ステップ4: さらに「なぜ?」を繰り返す(必要に応じて)
ステップ3で出てきた答えに対して、さらに「なぜ、そう思うのだろう?」「それはなぜ?」と問いかけを繰り返してみてください。これは「5 Whys」(なぜを5回繰り返す)と呼ばれる手法に似ています。問いかけを深めることで、感情のより根源的な原因や、自分自身の深い価値観、過去の経験、あるいは満たされていないニーズなどが浮かび上がってくることがあります。
例(ステップ3の続き): * (ステップ3の答え)自分の努力を認めてもらえなかったように感じたから。 * なぜ、自分の努力を認めてもらえないと感じると、そんなに腹が立つのだろう? → 一生懸命やったことを無下にされるのが嫌いだから。
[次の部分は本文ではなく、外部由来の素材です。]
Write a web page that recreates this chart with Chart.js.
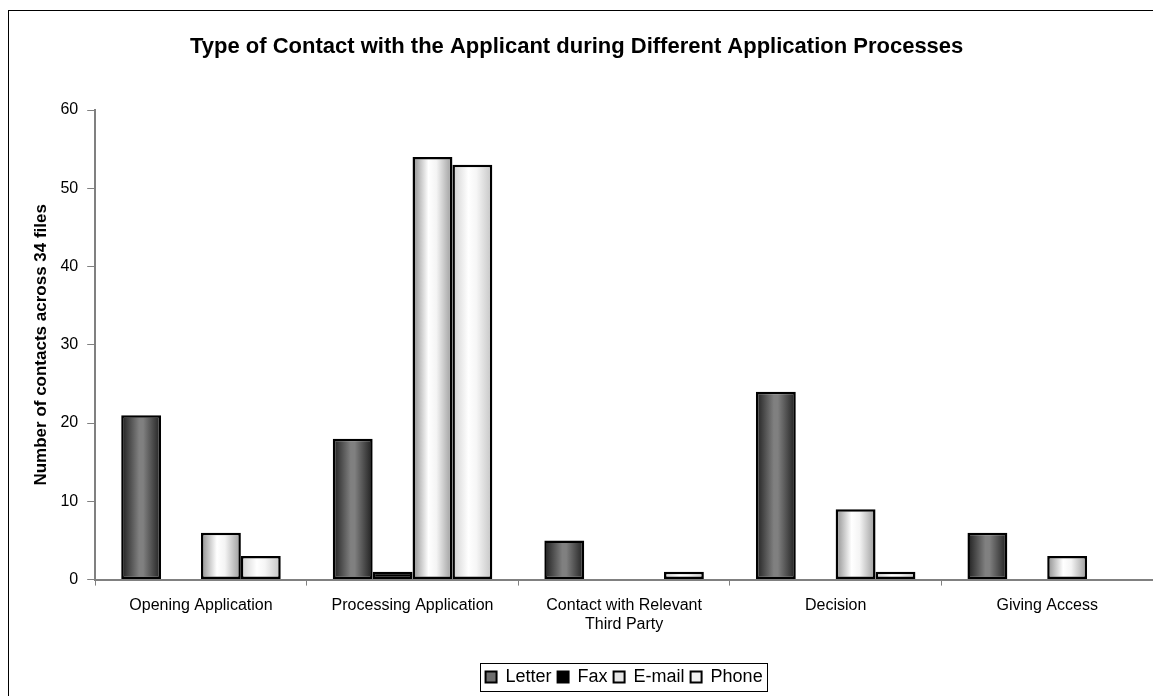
<!DOCTYPE html>
<html lang="en">
<head>
  <meta charset="UTF-8" />
  <title>Type of Contact with the Applicant</title>
  <script src="https://cdn.jsdelivr.net/npm/chart.js"></script>
  <style>
    body { margin: 0; padding: 0; background: #fff; }
    #wrap { width: 1153px; height: 696px; overflow: hidden; }
  </style>
</head>
<body>
  <div id="wrap"><canvas id="chart" width="1153" height="696"></canvas></div>

  <script>
    // categories and series
    const categories = [
      'Opening Application',
      'Processing Application',
      ['Contact with Relevant', 'Third Party'],
      'Decision',
      'Giving Access'
    ];
    const letter = [21, 18, 5, 24, 6];
    const fax = [0, 1, 0, 0, 0];
    const email = [6, 54, 0, 9, 3];
    const phone = [3, 53, 1, 1, 0];
    const yTicks = [0, 10, 20, 30, 40, 50, 60];

    const titleText = 'Type of Contact with the Applicant during Different Application Processes';
    const font = 'Arial, "Liberation Sans", sans-serif';

    // horizontal shading stops for each series
    const shades = [
      [[0, '#1e1e1e'], [0.45, '#808080'], [0.55, '#808080'], [1, '#1e1e1e']],
      [[0, '#000'], [1, '#000']],
      [[0, '#8c8c8c'], [0.4, '#ffffff'], [0.6, '#f4f4f4'], [1, '#9a9a9a']],
      [[0, '#cfcfcf'], [0.4, '#ffffff'], [0.6, '#f6f6f6'], [1, '#c4c4c4']]
    ];
    const legendFill = ['#6e6e6e', '#000000', '#e6e6e6', '#f0f0f0'];

    const shadePlugin = {
      id: 'shade',
      beforeDatasetsDraw(chart) {
        const ctx = chart.ctx;
        chart.data.datasets.forEach((ds, i) => {
          chart.getDatasetMeta(i).data.forEach(bar => {
            const l = bar.x - bar.width / 2, r = bar.x + bar.width / 2;
            const g = ctx.createLinearGradient(l, 0, r, 0);
            shades[i].forEach(s => g.addColorStop(s[0], s[1]));
            bar.options = Object.assign({}, bar.options, { backgroundColor: g });
          });
        });
      },
      afterDraw(chart) {
        const ctx = chart.ctx;
        ctx.save();
        // outer frame
        ctx.strokeStyle = '#000';
        ctx.lineWidth = 1;
        ctx.strokeRect(8.5, 10.5, 1300, 900);
        // title
        ctx.fillStyle = '#000';
        ctx.font = 'bold 22px ' + font;
        ctx.textAlign = 'left';
        ctx.textBaseline = 'middle';
        ctx.fillText(titleText, 190, 47);
        // legend frame around the items
        const boxes = chart.legend.legendHitBoxes;
        if (boxes && boxes.length) {
          const l = Math.min(...boxes.map(b => b.left)) - 6;
          const r = Math.max(...boxes.map(b => b.left + b.width)) + 4;
          const t = boxes[0].top - 5;
          const b = boxes[0].top + boxes[0].height + 5;
          ctx.strokeRect(Math.round(l) + 0.5, Math.round(t) + 0.5, Math.round(r - l), Math.round(b - t));
        }
        ctx.restore();
      }
    };

    const names = ['Letter', 'Fax', 'E-mail', 'Phone'];
    const series = [letter, fax, email, phone];

    new Chart(document.getElementById('chart'), {
      type: 'bar',
      data: {
        labels: categories,
        datasets: series.map((d, i) => ({
          label: names[i],
          data: d,
          backgroundColor: () => legendFill[i],
          borderColor: '#000',
          borderWidth: 2.5,
          borderSkipped: false,
          barPercentage: 1,
          categoryPercentage: 0.754
        }))
      },
      options: {
        responsive: false,
        animation: false,
        layout: { padding: { top: 110, left: 31, right: 0, bottom: 0 } },
        plugins: {
          title: { display: false },
          tooltip: { enabled: false },
          legend: {
            position: 'bottom',
            fullSize: false,
            labels: {
              color: '#000',
              font: { family: font, size: 18 },
              boxWidth: 11,
              boxHeight: 11,
              padding: 6,
              generateLabels: chart => names.map((n, i) => ({
                text: n,
                fillStyle: legendFill[i],
                strokeStyle: '#000',
                lineWidth: 2,
                datasetIndex: i
              }))
            }
          }
        },
        scales: {
          x: {
            afterFit: s => { s.height += 18; },
            grid: { display: true, drawOnChartArea: false, color: '#808080', tickLength: 6, offset: true },
            border: { color: '#808080', width: 2 },
            ticks: { color: '#000', font: { family: font, size: 16 }, maxRotation: 0, padding: 10 }
          },
          y: {
            min: 0,
            max: 60,
            afterBuildTicks: axis => { axis.ticks = yTicks.map(v => ({ value: v })); },
            grid: { display: true, drawOnChartArea: false, color: '#808080', tickLength: 8 },
            border: { color: '#808080', width: 2 },
            ticks: { color: '#000', font: { family: font, size: 16 }, padding: 9 },
            title: {
              display: true,
              text: 'Number of contacts across 34 files',
              color: '#000',
              font: { family: font, size: 17, weight: 'bold' },
              padding: { top: 0, bottom: 0 }
            }
          }
        }
      },
      plugins: [shadePlugin]
    });
  </script>
</body>
</html>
自分は努力が足りない人間だと思われたくないから。 * なぜ、「努力が足りない人間だと思われたくない」のだろう? → 過去に努力しても報われなかった経験があるからかもしれない。常に認められなければ価値がないと思っているのかもしれない。
このように、「なぜ?」を繰り返すことで、最初の出来事や感情の奥にある、より深い層にアクセスできることがあります。問いかけは必ずしも5回にこだわる必要はありません。これ以上「なぜ?」と問われても答えが出てこない、あるいは同じような答えに戻ってくる、と感じるまで続けてみてください。
ステップ5: 書き出したこと全体を振り返る
一連の書き出しが終わったら、書いたもの全体を静かに読み返してみてください。
- 最初に出てきた感情や出来事から、「なぜ」を掘り下げて見えてきたことは何でしょうか。
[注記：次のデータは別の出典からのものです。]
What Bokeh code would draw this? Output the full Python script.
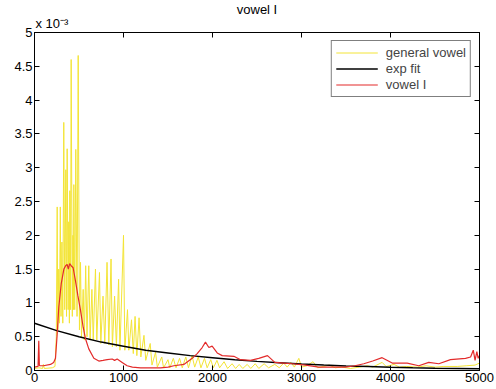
from bokeh.plotting import figure
from bokeh.models import Range1d, FixedTicker, LinearAxis, Legend, LegendItem, Title
from bokeh.embed import file_html
from bokeh.resources import INLINE

# ---------------- data (amplitudes in units of 1e-3) ----------------
title_text = "vowel I"
scale_text = "x 10\u207b\u00b3"
series_names = ["general vowel", "exp fit", "vowel I"]

x_ticks = [0, 1000, 2000, 3000, 4000, 5000]
x_tick_labels = ["0", "1000", "2000", "3000", "4000", "5000"]
y_ticks = [0, 0.5, 1, 1.5, 2, 2.5, 3, 3.5, 4, 4.5, 5]
y_tick_labels = ["0", "0.5", "1", "1.5", "2", "2.5", "3", "3.5", "4", "4.5", "5"]

general_hz = [0, 50, 90, 100, 110, 200, 230, 245, 255, 262, 272, 280, 290, 298, 308, 318,
              329, 340, 352, 360, 367, 378, 385, 392, 397, 405, 412, 425, 432, 437, 442, 452,
              464, 478, 491, 505, 517, 528, 547, 560, 575, 590, 610, 625, 645, 660, 685, 700,
              730, 745, 770, 790, 815, 835, 860, 875, 900, 920, 945, 960, 1000, 1015, 1045, 1060,
              1090, 1110, 1130, 1150, 1175, 1195, 1230, 1250, 1300, 1320, 1360, 1380, 1430, 1450,
              1500, 1520, 1560, 1590, 1630, 1660, 1700, 1730, 1770, 1800, 1840, 1870, 1910, 1940,
              1980, 2010, 2050, 2080, 2130, 2170, 2220, 2260, 2300, 2340, 2390, 2430, 2480, 2520,
              2580, 2630, 2700, 2750, 2800, 2840, 2880, 2920, 2970, 3000, 3060, 3130, 3180, 3250,
              3310, 3380, 3450, 3550, 3650, 3740, 3800, 3906, 3950, 4040, 4100, 4180, 4300, 4400,
              4500, 4600, 4750, 4850, 4950, 5000]
general_val = [0.03, 0.04, 0.03, 0.09, 0.03, 0.04, 0.06, 0.5, 2.42, 0.6, 1.5, 0.7, 2.42, 0.8, 1.9, 0.7,
               3.67, 0.9, 2.97, 0.8, 3.28, 0.9, 2.2, 0.7, 2.66, 0.9, 4.6, 0.8, 2.0, 0.9, 2.75, 0.9,
               3.27, 0.8, 4.66, 0.6, 1.6, 0.5, 1.2, 0.45, 1.55, 0.5, 1.55, 0.45, 1.2, 0.45, 1.5, 0.45,
               1.45, 0.4, 1.1, 0.4, 1.6, 0.38, 1.65, 0.35, 1.1, 0.35, 1.35, 0.3, 2.0, 0.3, 0.9, 0.3,
               0.75, 0.25, 0.8, 0.22, 0.78, 0.2, 0.52, 0.15, 0.4, 0.08, 0.27, 0.05, 0.2, 0.04,
               0.16, 0.04, 0.18, 0.04, 0.18, 0.04, 0.2, 0.04, 0.22, 0.05, 0.2, 0.04, 0.18, 0.04,
               0.16, 0.04, 0.15, 0.04, 0.13, 0.03, 0.1, 0.03, 0.09, 0.03, 0.09, 0.03, 0.1, 0.03,
               0.1, 0.04, 0.09, 0.04, 0.11, 0.05, 0.12, 0.05, 0.18, 0.05, 0.07, 0.13, 0.04, 0.06,
               0.08, 0.04, 0.05, 0.03, 0.05, 0.07, 0.05, 0.12, 0.06, 0.09, 0.05, 0.06, 0.05, 0.07,
               0.05, 0.06, 0.06, 0.07, 0.08, 0.11]

expfit_hz = [0, 250, 500, 750, 1000, 1250, 1500, 1750, 2000, 2250, 2500, 2750, 3000, 3250,
             3500, 3750, 4000, 4250, 4500, 4750, 5000]
expfit_val = [0.70, 0.59, 0.50, 0.42, 0.36, 0.30, 0.26, 0.22, 0.19, 0.16, 0.135, 0.115, 0.095,
              0.08, 0.068, 0.058, 0.049, 0.041, 0.035, 0.03, 0.025]

vowel_hz = [0, 40, 48, 55, 100, 180, 215, 236, 255, 273, 300, 330, 350, 367, 380, 395, 412, 434,
            460, 487, 517, 547, 573, 610, 667, 723, 770, 816, 873, 900, 929, 985, 1041, 1100,
            1191, 1300, 1416, 1500, 1566, 1678, 1772, 1828, 1884, 1921, 1959, 1996, 2053, 2109,
            2240, 2315, 2427, 2520, 2618, 2700, 2800, 2900, 3045, 3195, 3345, 3495, 3600, 3700,
            3800, 3906, 4019, 4187, 4318, 4430, 4543, 4674, 4843, 4900, 4930, 4950, 4970, 4985, 5000]
vowel_val = [0.05, 0.06, 0.44, 0.07, 0.07, 0.09, 0.12, 0.18, 0.54, 0.94, 1.28, 1.5, 1.55, 1.57, 1.5,
             1.58, 1.55, 1.52, 1.33, 1.11, 0.89, 0.64, 0.47, 0.32, 0.18, 0.14, 0.15, 0.16, 0.17,
             0.15, 0.17, 0.12, 0.07, 0.05, 0.04, 0.04, 0.04, 0.05, 0.07, 0.09, 0.18, 0.25, 0.34,
             0.42, 0.34, 0.36, 0.26, 0.22, 0.21, 0.16, 0.15, 0.18, 0.22, 0.12, 0.11, 0.1, 0.08,
             0.05, 0.05, 0.05, 0.07, 0.1, 0.14, 0.19, 0.11, 0.11, 0.07, 0.12, 0.1, 0.16, 0.18,
             0.2, 0.3, 0.15, 0.28, 0.18, 0.22]

# ---------------- figure ----------------
FONT = "Liberation Sans"
p = figure(width=496, height=389, output_backend="svg", toolbar_location=None, title=None,
           x_range=Range1d(0, 5000), y_range=Range1d(0, 5),
           min_border_left=34, min_border_right=17, min_border_top=32, min_border_bottom=19)
p.background_fill_color = "white"
p.border_fill_color = "white"
p.outline_line_color = "black"
p.outline_line_width = 1
p.xgrid.visible = False
p.ygrid.visible = False

def style_axis(ax, ticks, labels, show_labels):
    ax.ticker = FixedTicker(ticks=ticks)
    ax.major_tick_in = 5
    ax.major_tick_out = 0
    ax.minor_tick_in = 0
    ax.minor_tick_out = 0
    ax.axis_line_color = "black"
    ax.major_tick_line_color = "black"
    ax.major_label_text_font = FONT
    if show_labels:
        ax.major_label_overrides = {t: l for t, l in zip(ticks, labels)}
        ax.major_label_text_color = "black"
        ax.major_label_text_font_size = "13px"
        ax.major_label_standoff = 2
    else:
        ax.major_label_overrides = {t: "" for t in ticks}
        ax.major_label_text_color = None
        ax.major_label_text_font_size = "1px"
        ax.major_label_standoff = 0

style_axis(p.xaxis[0], x_ticks, x_tick_labels, True)
style_axis(p.yaxis[0], y_ticks, y_tick_labels, True)
top_ax = LinearAxis()
right_ax = LinearAxis()
style_axis(top_ax, x_ticks, x_tick_labels, False)
style_axis(right_ax, y_ticks, y_tick_labels, False)
p.add_layout(top_ax, "above")
p.add_layout(right_ax, "right")

r_gen = p.line(general_hz, general_val, line_color="#f3e436", line_width=1)
r_exp = p.line(expfit_hz, expfit_val, line_color="black", line_width=1.5)
r_vow = p.line(vowel_hz, vowel_val, line_color="#e32b2b", line_width=1.2)

legend = Legend(items=[LegendItem(label=series_names[0], renderers=[r_gen]),
                       LegendItem(label=series_names[1], renderers=[r_exp]),
                       LegendItem(label=series_names[2], renderers=[r_vow])],
                location="top_right")
legend.border_line_color = "black"
legend.border_line_width = 1
legend.background_fill_color = "white"
legend.background_fill_alpha = 1
legend.label_text_font = FONT
legend.label_text_font_size = "13px"
legend.label_height = 15
legend.glyph_height = 15
legend.glyph_width = 42
legend.label_standoff = 8
legend.spacing = 1
legend.padding = 4
legend.margin = 8
p.add_layout(legend)

p.add_layout(Title(text=scale_text, align="left", offset=1, standoff=4,
                   text_font=FONT, text_font_size="13px", text_font_style="normal",
                   text_color="black"), "above")
p.add_layout(Title(text=title_text, align="center", standoff=-11,
                   text_font=FONT, text_font_size="13px", text_font_style="normal",
                   text_color="black"), "above")

open("out.html", "w").write(file_html(p, INLINE))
- 繰り返し出てくるテーマや、自分でも気づいていなかった考え、信念、あるいは満たされていないニーズはありますか。
- このワークを始める前と比べて、感情や出来事の見え方に何か変化はありましたか。
書き出した内容は、あなたの内側にある大切な声です。それらをただ受け止め、観察してみてください。何か新しい発見があったかもしれませんし、まだはっきりしない部分があるかもしれません。それでも構いません。この書き出し自体が、感情と向き合うプロセスの一歩なのです。
ワークに取り組む上でのポイントと注意点
- 完璧を目指さない: きれいな文章を書く必要はありません。箇条書きでも、単語だけでも構いません。頭に浮かんだことをそのまま書き出すことに集中してください。
- 自分を責めない: 書き出しの過程で、辛い記憶や自分自身の欠点のように思えることに出会うかもしれません。しかし、これは自分を責めるためのワークではありません。ただ、浮かび上がってきたものを「観察する」という姿勢を心がけてください。
- 感情に飲み込まれそうになったら中断する: もし、書き出しの途中で感情が非常に辛くなり、どうしようもなくなった場合は、無理せずワークを中断してください。安全な場所で、深呼吸をするなど、心を落ち着かせることを優先してください。このワークは、安全な範囲で行うことが最も重要です。
- 繰り返し行う: 一度のワークで感情のすべてが整理できるとは限りません。日を改めて同じワークに取り組んだり、別の許せない感情についてワークを行ったりすることで、徐々に自分自身の感情のパターンや傾向が見えてくることがあります。
- プライバシーを守る: 書き出した内容は非常に個人的なものです。誰かに見られる心配のない場所で保管してください。
このワークから得られるもの
この「なぜ」を掘り下げるワークは、許せない感情の表面的な原因だけでなく、その感情があなたの内側の何に触れているのか、より深いレベルで理解する手助けとなります。例えば、怒りの根源に「認められたい」という願いや「傷つきたくない」という恐れがあることに気づくかもしれません。悲しみの奥に「大切にしていたものを失った寂しさ」だけでなく、「自分にはそれを引き止める力がなかった」という無力感があることに気づくかもしれません。
感情の根源が明らかになることで、その感情に振り回されるのではなく、一歩引いて客観的に見ることができるようになります。そして、その根源にある願いやニーズに気づくことができれば、それらをどう満たしていくか、あるいはどのように折り合いをつけていくか、といった次のステップに進むためのヒントが見えてくる可能性があります。
終わりに
許せない怒りや悲しみと向き合う旅は、簡単な道のりではありません。しかし、自分の感情の「なぜ」を丁寧に探求することは、自分自身を深く理解し、感情に振り回されない自分を育むための大切なプロセスです。
今回ご紹介した書き出しワークが、あなたがご自身の感情と向き合い、心の平穏を取り戻すための一助となれば幸いです。焦らず、ご自身のペースで、内なる声に耳を傾けてみてください。